Replace multiple regex string matches in a file

Solution 1:

This is one task for which regular expressions can really help:

import re

def replacemany(adict, astring):
  pat = '|'.join(re.escape(s) for s in adict)
  there = re.compile(pat)
  def onerepl(mo): return adict[mo.group()]
  return there.sub(onerepl, astring)

if __name__ == '__main__':
  d = {'k1': 'zap', 'k2': 'flup'}
  print replacemany(d, 'a k1, a k2 and one more k1')

Run as the main script, this prints a zap, a flup and one more zap as desired.

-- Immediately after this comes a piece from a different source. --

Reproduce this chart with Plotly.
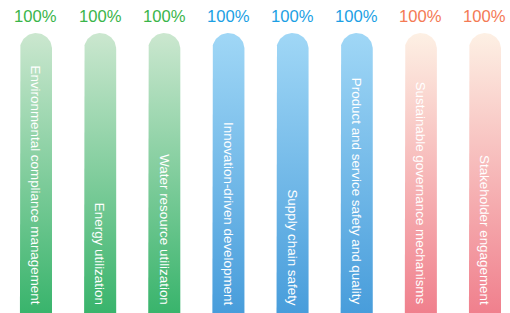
import numpy as np
import plotly.graph_objects as go

CATEGORIES = [
    "Environmental compliance management",
    "Energy utilization",
    "Water resource utilization",
    "Innovation-driven development",
    "Supply chain safety",
    "Product and service safety and quality",
    "Sustainable governance mechanisms",
    "Stakeholder engagement",
]
VALUES = [100, 100, 100, 100, 100, 100, 100, 100]
GROUPS = ["green", "green", "green", "blue", "blue", "blue", "pink", "pink"]

PALETTE = {
    "green": {"top": "#cbe7cf", "bottom": "#39b46c", "label": "#3ab54a"},
    "blue": {"top": "#a0d7f6", "bottom": "#489ddb", "label": "#1c9fe4"},
    "pink": {"top": "#fdf0e4", "bottom": "#f0808d", "label": "#f47a55"},
}

W, H = 510, 313
X_RANGE = [-0.561, 7.39]
Y_RANGE = [0, 111.8]
BAR_HALF = 0.25

px_x = W / (X_RANGE[1] - X_RANGE[0])
px_y = H / (Y_RANGE[1] - Y_RANGE[0])
r_px = BAR_HALF * px_x
ry = r_px / px_y

fig = go.Figure()
for i, (cat, v, g) in enumerate(zip(CATEGORIES, VALUES, GROUPS)):
    t = np.linspace(np.pi, 0, 40)
    xs = [i - BAR_HALF] + list(i + BAR_HALF * np.cos(t)) + [i + BAR_HALF, i - BAR_HALF]
    ys = [0] + list((v - ry) + ry * np.sin(t)) + [0, 0]
    c = PALETTE[g]
    fig.add_trace(go.Scatter(
        x=xs, y=ys, mode="lines", fill="toself",
        line=dict(width=0, color=c["bottom"]),
        fillgradient=dict(type="vertical", colorscale=[[0, c["bottom"]], [1, c["top"]]]),
        hoverinfo="skip", showlegend=False, name=cat,
    ))
    fig.add_annotation(
        x=i, y=v, text=f"{v}%", showarrow=False, yanchor="middle", yshift=17,
        font=dict(family="Liberation Sans, Arial, sans-serif", size=16.6, color=c["label"]),
    )
    fig.add_annotation(
        x=i, y=0, text=cat, showarrow=False, textangle=90, yanchor="bottom", yshift=6,
        font=dict(family="Liberation Sans, Arial, sans-serif", size=13.4, color="#ffffff"),
    )

fig.update_layout(
    width=W, height=H,
    margin=dict(l=0, r=0, t=0, b=0),
    paper_bgcolor="#ffffff", plot_bgcolor="#ffffff",
    xaxis=dict(range=X_RANGE, visible=False, fixedrange=True),
    yaxis=dict(range=Y_RANGE, visible=False, fixedrange=True),
    showlegend=False,
)

fig.write_html(
    "out.html",
    config={"displayModeBar": False},
    post_script="document.body.style.margin='0px';document.body.style.overflow='hidden';",
)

This focuses on strings, not files, of course -- the replacement, per se, occurs in a string-to-string transformation. The advantage of the RE-based approach is that looping is reduced: all strings to be replaced are matched in a single pass, thanks to the regular expression engine. The re.escape calls ensure that strings containing special characters are treated just as literals (no weird meanings;-), the vertical bars mean "or" in the RE pattern language, and the sub method calls the nested onerepl function for each match, passing the match-object so the .group() call easily retrieves the specific string that was just matched and needs to be replaced.

To work at file level,

with open(final, 'w') as fin:
  with open(initial, 'r') as ini:
    fin.write(replacemany(mydict, ini.read()))

The with statement is recommended, to ensure proper closure of the files; if you're stuck with Python 2.5, use from __future__ import with_statement at the start of your module or script to gain use of the with statement.